INFORMATION SUPPLIED:
=-=-=

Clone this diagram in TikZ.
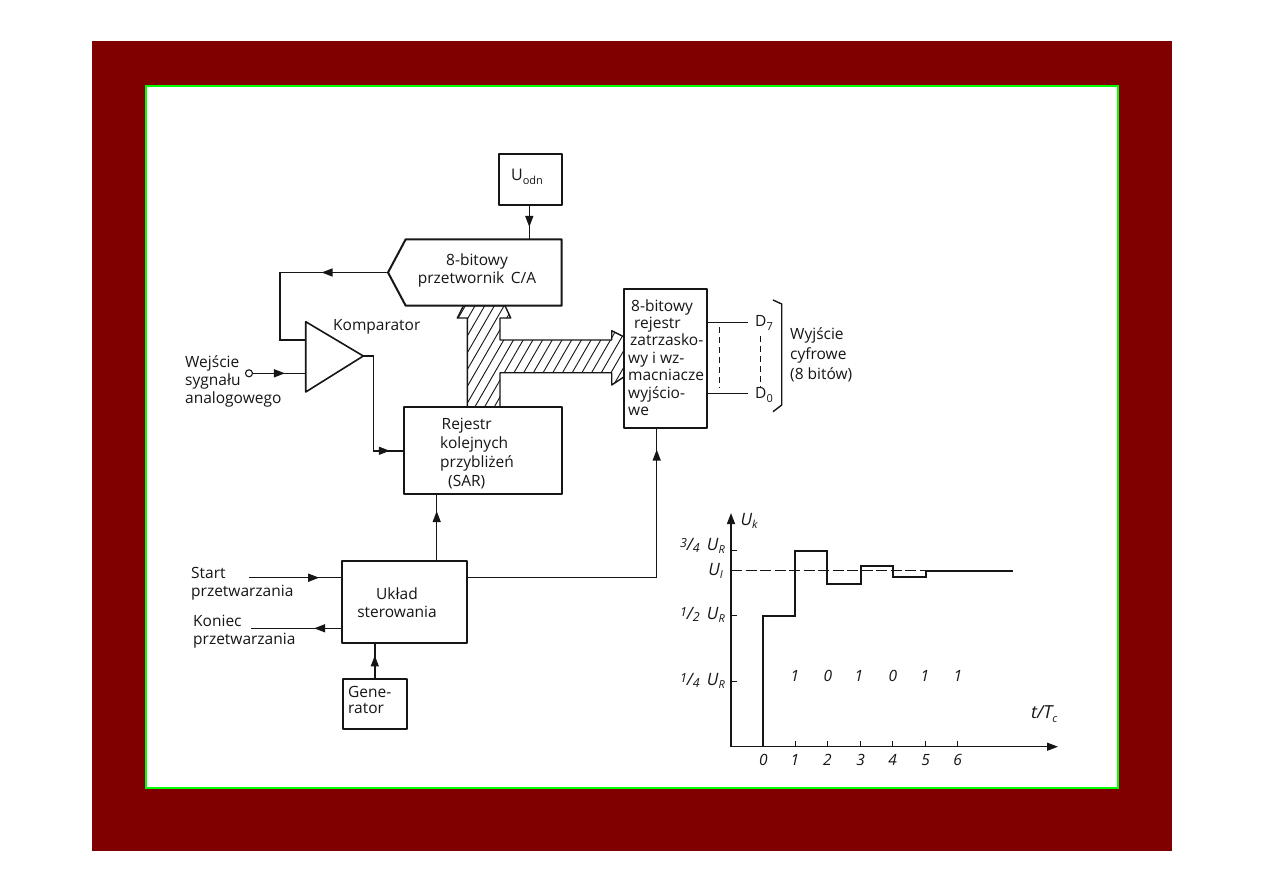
\documentclass[tikz,border=0pt]{standalone}
\usepackage{fontspec}
\setmainfont{Open Sans}
\usetikzlibrary{arrows.meta,decorations.markings,calc}
\definecolor{ink}{HTML}{161616}
\definecolor{framered}{HTML}{800000}
\definecolor{framegreen}{HTML}{00FF00}
% lowered index and raised/lowered fraction parts at a size fit for this drawing
\newcommand{\Sub}[1]{\raisebox{-3.5pt}{\fontsize{11}{12}\selectfont #1}}
\newcommand{\Frac}[2]{\raisebox{3pt}{\fontsize{12.5}{13}\selectfont #1}/\raisebox{-2pt}{\fontsize{12.5}{13}\selectfont #2}\,}
\newcommand{\BusOutline}{(467.3,407) -- (467.3,318) -- (457.3,318) -- (463.5,305.7) -- (505,305.7) -- (510.7,318)
  -- (500,318) -- (500,340) -- (611.7,340) -- (611.7,330.7) -- (624.3,337) -- (624.3,376.7)
  -- (611.7,385) -- (611.7,372.7) -- (500,372.7) -- (500,407)}
\tikzset{
  blockbox/.style={draw=ink,line width=2pt,line join=round,fill=white,inner sep=0pt},
  wire/.style={draw=ink,line width=1.4pt},
  dashwire/.style={draw=ink,line width=1.1pt,dash pattern=on 6pt off 4pt},
  head/.style={-{Triangle[length=11pt,width=8pt]}},
  midhead/.style={postaction={decorate,decoration={markings,
      mark=at position #1 with {\arrow{Triangle[length=11pt,width=8pt]}}}}},
  label/.style={font=\fontsize{15.5}{18}\selectfont,text=ink,inner sep=0pt,align=left},
  axislabel/.style={font=\fontsize{15.5}{17}\selectfont\itshape,text=ink,inner sep=0pt},
}
\begin{document}
\begin{tikzpicture}[x=1pt,y=-1pt]
\useasboundingbox (0,0) rectangle (1263,893);
% slide frame
\fill[framered] (92,41) rectangle (1172,851);
\draw[framegreen,line width=2pt,fill=white] (146,86) rectangle (1118,788);

% hatched bus between the register, the converter and the output latch
\begin{scope}
  \clip \BusOutline -- cycle;
  \foreach \hx in {380,389.7,...,640}{
    \draw[draw=ink,line width=.9pt] (\hx,420) -- (\hx+75,290);
  }
\end{scope}
\draw[draw=ink,line width=1.4pt,line join=round] \BusOutline;

% blocks
\node[blockbox,minimum width=62.4pt,minimum height=51pt] (uodn) at (530.5,179.5) {};
\node[label,font=\fontsize{16}{18}\selectfont] (uodntext) at (527,177) {U\Sub{odn}};

\coordinate (dactip) at (388,272.5);
\coordinate (dactl) at (405.7,239.3);
\coordinate (dactr) at (561.7,239.3);
\coordinate (dacbr) at (561.7,305.7);
\coordinate (dacbl) at (405.7,305.7);
\draw[blockbox] (dactip) -- (dactl) -- (dactr) -- (dacbr) -- (dacbl) -- cycle;
\node[label,align=center] (dactext) at (477,270.5) {8-bitowy\\przetwornik\, C/A};

\coordinate (cmpup) at (305.7,321.7);
\coordinate (cmplow) at (305.7,392);
\coordinate (cmptip) at (363.3,356);
\draw[draw=ink,line width=1.6pt,line join=round,fill=white] (cmpup) -- (cmptip) -- (cmplow) -- cycle;
\node[label,anchor=west] (cmptext) at (333,326.7) {Komparator};

\node[blockbox,minimum width=157.4pt,minimum height=87pt] (sar) at (483,450.8) {};
\node[label,font=\fontsize{15.5}{19}\selectfont,anchor=west] (sartext) at (440,454) {\hspace*{1.5pt}Rejestr\\kolejnych\\przybliżeń\\\hspace*{8pt}(SAR)};

\node[blockbox,minimum width=82.4pt,minimum height=139.3pt] (latch) at (665.5,358.7) {};
\node[label,font=\fontsize{15.5}{17.4}\selectfont,anchor=west] (latchtext) at (628,357.5) {\hspace*{3pt}8-bitowy\\\hspace*{6pt}rejestr\\\hspace*{2pt}zatrzasko-\\wy i wz-\\macniacze\\wyjścio-\\we};

\node[blockbox,minimum width=125pt,minimum height=82.3pt] (ctrl) at (404.8,602.2) {};
\node[label,align=center] (ctrltext) at (397,603) {Układ\\sterowania};

\node[blockbox,minimum width=64.3pt,minimum height=50.3pt] (gen) at (374.8,704.2) {};
\node[label,font=\fontsize{15.5}{16.5}\selectfont,anchor=west] (gentext) at (348,700) {Gene-\\rator};

% signal labels
\coordinate (inpt) at (249,373.3);
\draw[draw=ink,line width=1.1pt] (inpt) circle (3.5pt);
\node[label,anchor=west] (intext) at (185,381) {Wejście\\sygnału\\analogowego};
\node[label,anchor=west] (starttext) at (191,584) {Start\\przetwarzania};
\node[label,anchor=west] (endtext) at (193,632) {Koniec\\przetwarzania};
\coordinate (startend) at (249.3,577.7);
\coordinate (endend) at (250.7,628.3);

% connectors
\coordinate (ua) at (529.3,205);
\draw[wire,midhead=.64] (ua) -- (ua |- dactr);
\coordinate (fb) at (280,272.5);
\coordinate (fc) at (280,340);
\draw[wire,midhead=.33] (dactip) -- (fb) -- (fc) -- (cmpup |- fc);
\coordinate (inw) at (252.5,373.3);
\draw[wire,midhead=.61] (inw) -- (cmpup |- inw);
\coordinate (co) at (373.3,356);
\draw[wire,midhead=.9] (cmptip) -- (co) -- (co |- sar.west) -- (sar.west);
\coordinate (cs) at (436.7,561);
\draw[wire,midhead=.76] (cs) -- (cs |- sar.south);
\draw[wire,midhead=.67] (gen.north) -- (gen.north |- ctrl.south);
\draw[wire,midhead=.76] (startend) -- (startend -| ctrl.west);
\draw[wire,midhead=.3] (endend -| ctrl.west) -- (endend);
\coordinate (cle) at (467.3,577.3);
\coordinate (cl) at (656.7,577.3);
\draw[wire,midhead=.94] (cle) -- (cl) -- (cl |- latch.south);

% latch outputs
\coordinate (dseven) at (748,322.3);
\coordinate (dzero) at (748,393.3);
\draw[wire] (latch.east |- dseven) -- (dseven);
\draw[wire] (latch.east |- dzero) -- (dzero);
\draw[dashwire] (719.5,327) -- (719.5,388);
\node[label,anchor=west] (d7) at (755,323) {D\Sub{7}};
\node[label,anchor=west] (d0) at (755,395) {D\Sub{0}};
\coordinate (dt) at (760.5,336);
\draw[dashwire] (dt) -- (dt |- d0.north);
\draw[wire,line join=round] (773,300) -- (781.7,304) -- (781.7,405) -- (773,411.7);
\node[label,font=\fontsize{15.5}{20}\selectfont,anchor=west] (outtext) at (790,355) {Wyjście\\cyfrowe\\(8 bitów)};

% step response chart
\coordinate (orig) at (731,746.7);
\coordinate (ytop) at (731,513);
\coordinate (xend) at (1058,746.7);
\draw[wire,head] (orig) -- (ytop);
\draw[wire,head] (orig) -- (xend);
\node[axislabel,font=\fontsize{17}{18}\selectfont\itshape] (uk) at (749,521) {U\Sub{k}};
\node[axislabel,anchor=west,font=\fontsize{18}{20}\selectfont\itshape] (tt) at (1031,714) {t/T\Sub{c}};

\foreach \px/\lbl in {763.3/0,795/1,827.3/2,860.7/3,892.7/4,925.7/5,957.7/6}{
  \node[axislabel] (x\lbl) at (\px,760) {\lbl};
}
\foreach \px in {795,827.3,860.7,892.7,925.7,957.7}{
  \draw[wire,line width=.9pt] (\px,746.7) -- (\px,741);
}
\foreach \py in {550.7,615.7,681.7}{
  \draw[wire] (731,\py) -- (737,\py);
}
\node[axislabel,anchor=east,font=\fontsize{17}{18}\selectfont\itshape] (ythree) at (725,546) {\Frac{3}{4} U\Sub{R}};
\node[axislabel,anchor=east,font=\fontsize{17}{18}\selectfont\itshape] (yone) at (725,615) {\Frac{1}{2} U\Sub{R}};
\node[axislabel,anchor=east,font=\fontsize{17}{18}\selectfont\itshape] (yq) at (725,681) {\Frac{1}{4} U\Sub{R}};
\node[axislabel,anchor=east,font=\fontsize{17}{18}\selectfont\itshape] (ui) at (723,571) {U\Sub{I}};
\foreach \px/\lbl/\k in {795/1/a,828/0/b,859/1/c,893/0/d,925/1/e,958/1/f}{
  \node[axislabel] (bit\k) at (\px,676) {\lbl};
}
\draw[draw=ink,line width=1.1pt,dash pattern=on 11pt off 3.5pt] (731,570.7) -- (1013,570.7);
\draw[draw=ink,line width=1.9pt,line join=miter]
  (763.3,746.7) -- (763.3,615.7) -- (795,615.7) -- (795,551) -- (827.3,551) -- (827.3,584)
  -- (860.7,584) -- (860.7,566) -- (892.7,566) -- (892.7,576.7) -- (925.7,576.7)
  -- (925.7,570.7) -- (1013,570.7);
\end{tikzpicture}
\end{document}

=-=-=

WORK TO BE COMPLETED:
From the first line above to the line containing "(146,86) rectangle (1118,788);", repeat each line exactly. Pictures stay out.

WRITTEN REPLY:
Clone this diagram in TikZ.
\documentclass[tikz,border=0pt]{standalone}
\usepackage{fontspec}
\setmainfont{Open Sans}
\usetikzlibrary{arrows.meta,decorations.markings,calc}
\definecolor{ink}{HTML}{161616}
\definecolor{framered}{HTML}{800000}
\definecolor{framegreen}{HTML}{00FF00}
% lowered index and raised/lowered fraction parts at a size fit for this drawing
\newcommand{\Sub}[1]{\raisebox{-3.5pt}{\fontsize{11}{12}\selectfont #1}}
\newcommand{\Frac}[2]{\raisebox{3pt}{\fontsize{12.5}{13}\selectfont #1}/\raisebox{-2pt}{\fontsize{12.5}{13}\selectfont #2}\,}
\newcommand{\BusOutline}{(467.3,407) -- (467.3,318) -- (457.3,318) -- (463.5,305.7) -- (505,305.7) -- (510.7,318)
  -- (500,318) -- (500,340) -- (611.7,340) -- (611.7,330.7) -- (624.3,337) -- (624.3,376.7)
  -- (611.7,385) -- (611.7,372.7) -- (500,372.7) -- (500,407)}
\tikzset{
  blockbox/.style={draw=ink,line width=2pt,line join=round,fill=white,inner sep=0pt},
  wire/.style={draw=ink,line width=1.4pt},
  dashwire/.style={draw=ink,line width=1.1pt,dash pattern=on 6pt off 4pt},
  head/.style={-{Triangle[length=11pt,width=8pt]}},
  midhead/.style={postaction={decorate,decoration={markings,
      mark=at position #1 with {\arrow{Triangle[length=11pt,width=8pt]}}}}},
  label/.style={font=\fontsize{15.5}{18}\selectfont,text=ink,inner sep=0pt,align=left},
  axislabel/.style={font=\fontsize{15.5}{17}\selectfont\itshape,text=ink,inner sep=0pt},
}
\begin{document}
\begin{tikzpicture}[x=1pt,y=-1pt]
\useasboundingbox (0,0) rectangle (1263,893);
% slide frame
\fill[framered] (92,41) rectangle (1172,851);
\draw[framegreen,line width=2pt,fill=white] (146,86) rectangle (1118,788);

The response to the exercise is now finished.